Resources companies are some of the highest emission producers in the country, but that’s not stopping some of the Pilbara’s biggest players from taking steps to reduce their environmental impact.

Yara Pilbara, Woodside and Rio Tinto have made inroads into the war on waste this year, with all three companies implementing new initiatives focused on reducing, reusing and recycling.

Yara is leading the way with a ban on the use of disposable cups saving the company $20,000 a year.

Site services co-ordinator Rob Scott is leading the charge at the fertiliser giant, saying it was obvious industry as a whole could and should be doing better.

“We were using about 1000 cups a day, which was unbelievable considering there are 200 people on site,” he said.

Single-use plastic cups were the kick-off initiative, with the company now moving its focus to the establishment of a waste services contract on site.

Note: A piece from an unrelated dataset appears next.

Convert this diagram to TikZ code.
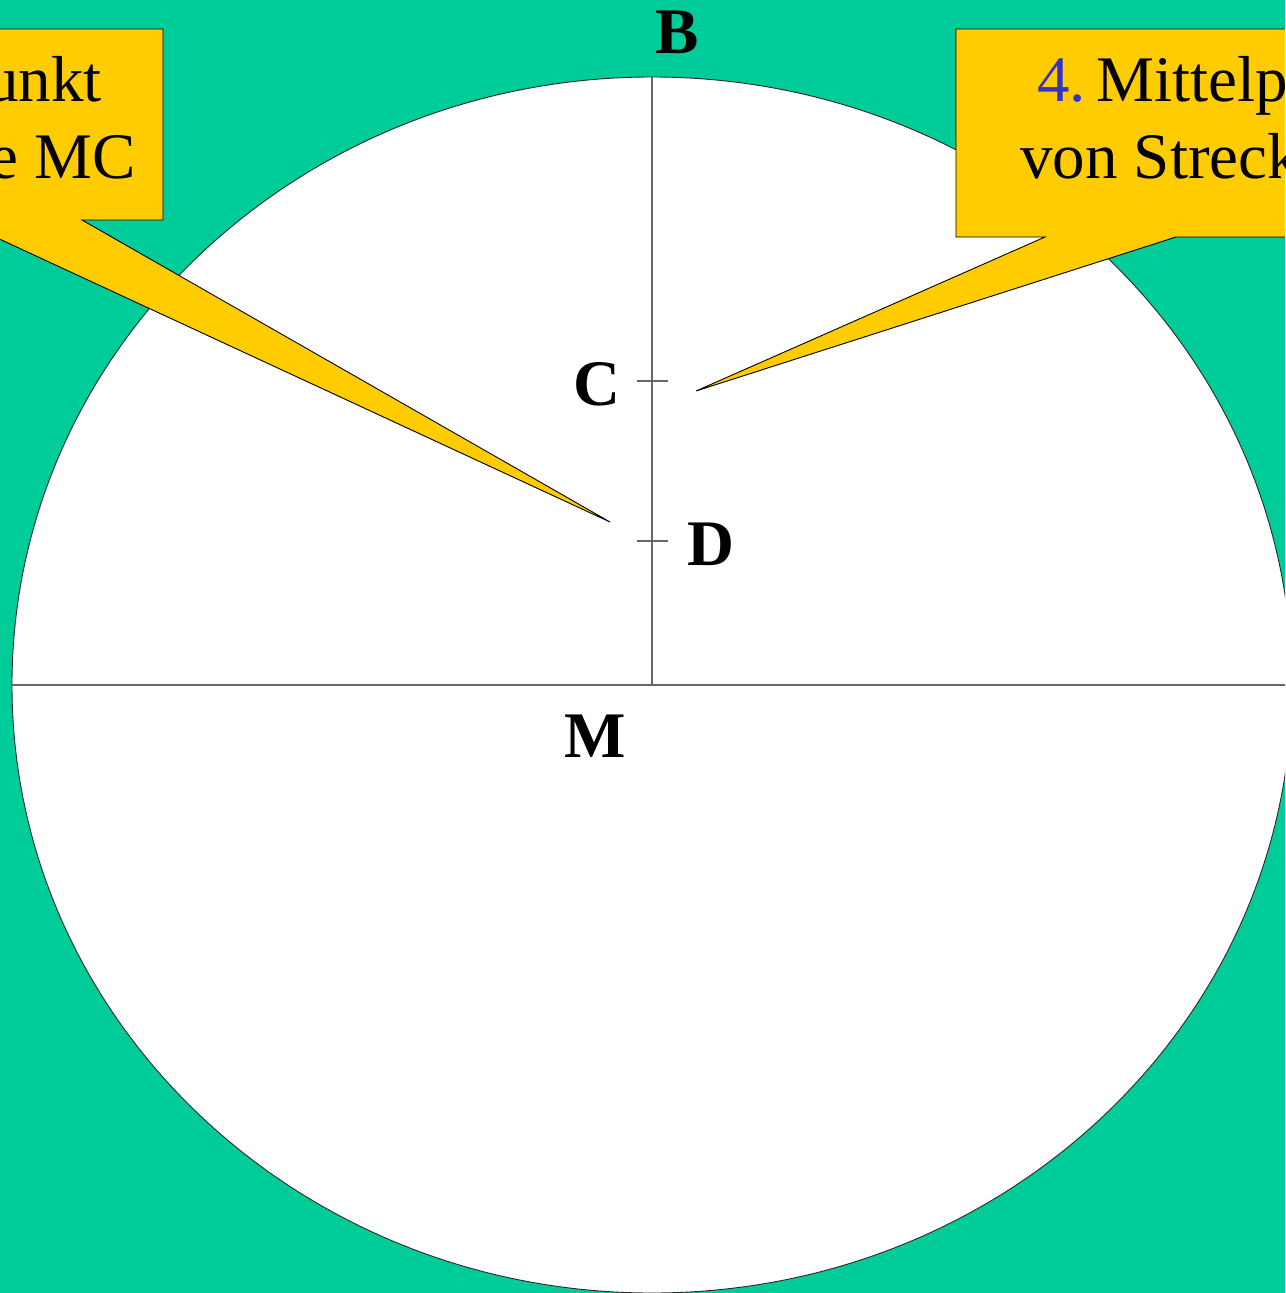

“Industry is shocking for not recycling where they can, but our contract will be based around recycling everything from office waste to steel,” Mr Scott said.

Meanwhile, Woodside is focusing on waste reduction initiatives at its sites, including providing reusable food containers at accommodation villages.

A spokeswoman for the company said all waste from Woodside’s facilities is segregated to maximise recycling opportunities.

“For example, cans and plastic waste are baled for recycling, scrap metals are consolidated and taken to a local recycler, and glass bottles are crushed and reused as a road base,” she said.

Environment Minister Stephen Dawson said he applauds those making changes to their habits and processes to reduce their environmental impact.

“Reducing environmental impact is an ongoing task and something we can always improve,” he said.

“Resource companies can do simple things like reduce their use of single-use plastic and look at how to better recycle redundant equipment and machinery.”

A Rio Tinto spokeswoman said they have engaged in a campaign to encourage the use of reusable bags at village dining and retail facilities in camps and Pilbara towns.

“The company is also working on a suite of initiatives to reduce consumption of single-use plastic across our sites,” she said.

Mr Scott said anything resource companies can do is a benefit.

“I’m passionate about where we live, I love the Pilbara and we’re very lucky to be able to operate in this region,” he said.

“So whatever we can do to minimise our impact, we have to do.”